▶ TASK PROMPT
Extract every line that contains the word "diagram".

▶ INFORMATION SUPPLIED
**********
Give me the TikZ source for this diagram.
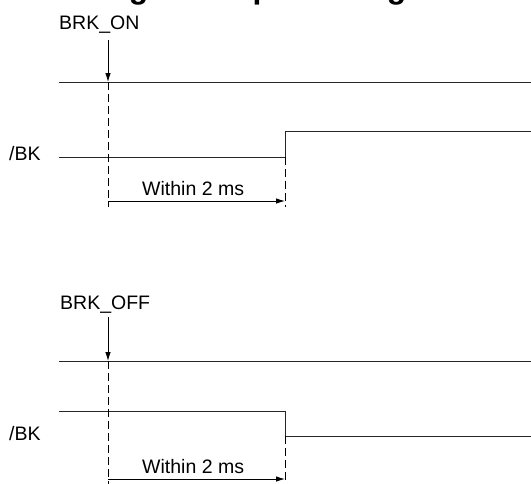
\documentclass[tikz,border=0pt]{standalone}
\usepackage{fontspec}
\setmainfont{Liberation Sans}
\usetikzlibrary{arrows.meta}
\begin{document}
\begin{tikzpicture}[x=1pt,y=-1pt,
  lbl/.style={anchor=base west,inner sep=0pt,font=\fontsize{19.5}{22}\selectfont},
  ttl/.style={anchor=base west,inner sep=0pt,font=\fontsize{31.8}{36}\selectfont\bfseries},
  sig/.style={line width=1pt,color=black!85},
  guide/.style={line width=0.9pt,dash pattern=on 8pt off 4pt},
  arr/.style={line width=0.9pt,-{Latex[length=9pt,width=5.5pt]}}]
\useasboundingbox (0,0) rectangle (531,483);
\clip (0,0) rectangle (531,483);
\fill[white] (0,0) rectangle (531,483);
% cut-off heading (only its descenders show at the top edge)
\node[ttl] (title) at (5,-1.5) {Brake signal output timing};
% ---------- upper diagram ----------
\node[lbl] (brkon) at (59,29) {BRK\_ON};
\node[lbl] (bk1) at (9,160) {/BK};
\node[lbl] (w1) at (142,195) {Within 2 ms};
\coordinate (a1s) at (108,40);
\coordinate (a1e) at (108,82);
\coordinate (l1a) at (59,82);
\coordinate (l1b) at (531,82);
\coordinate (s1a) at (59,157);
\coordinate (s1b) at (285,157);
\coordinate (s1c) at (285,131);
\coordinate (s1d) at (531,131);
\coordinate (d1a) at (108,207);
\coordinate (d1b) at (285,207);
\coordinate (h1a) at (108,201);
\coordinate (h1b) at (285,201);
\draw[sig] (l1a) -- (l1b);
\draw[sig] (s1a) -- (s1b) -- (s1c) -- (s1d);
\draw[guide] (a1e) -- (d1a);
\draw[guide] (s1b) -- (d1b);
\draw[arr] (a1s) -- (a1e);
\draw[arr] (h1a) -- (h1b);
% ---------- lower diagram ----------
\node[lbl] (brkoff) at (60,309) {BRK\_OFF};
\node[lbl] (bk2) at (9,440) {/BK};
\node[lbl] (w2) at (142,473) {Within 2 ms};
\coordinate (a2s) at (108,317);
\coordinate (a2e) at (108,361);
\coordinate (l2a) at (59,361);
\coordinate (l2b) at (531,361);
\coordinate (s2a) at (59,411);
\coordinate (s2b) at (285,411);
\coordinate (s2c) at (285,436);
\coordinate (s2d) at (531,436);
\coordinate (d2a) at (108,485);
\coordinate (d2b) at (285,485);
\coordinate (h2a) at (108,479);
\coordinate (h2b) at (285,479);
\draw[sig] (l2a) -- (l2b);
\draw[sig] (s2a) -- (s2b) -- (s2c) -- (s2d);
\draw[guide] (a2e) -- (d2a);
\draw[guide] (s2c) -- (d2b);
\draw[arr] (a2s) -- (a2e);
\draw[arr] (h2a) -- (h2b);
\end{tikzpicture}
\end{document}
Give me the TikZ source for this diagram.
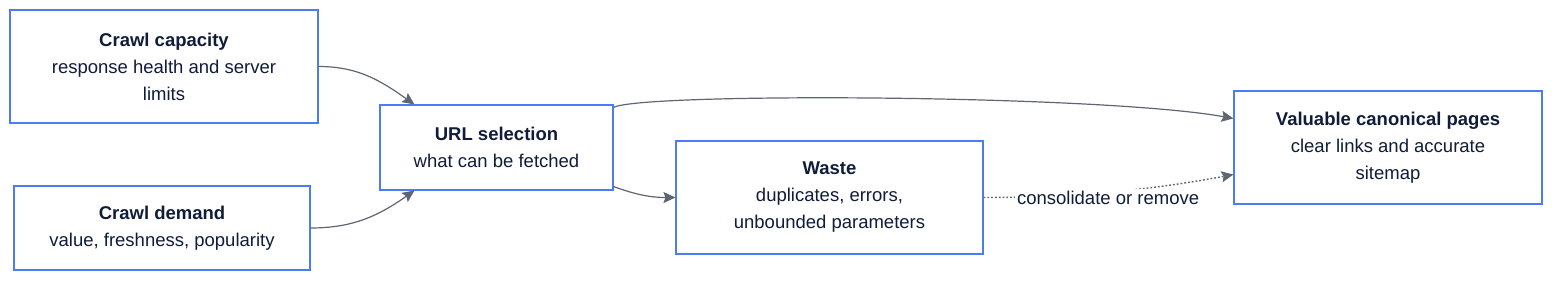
**********
▶ ANSWER TO THE TASK
Give me the TikZ source for this diagram.
% ---------- upper diagram ----------
% ---------- lower diagram ----------
Give me the TikZ source for this diagram.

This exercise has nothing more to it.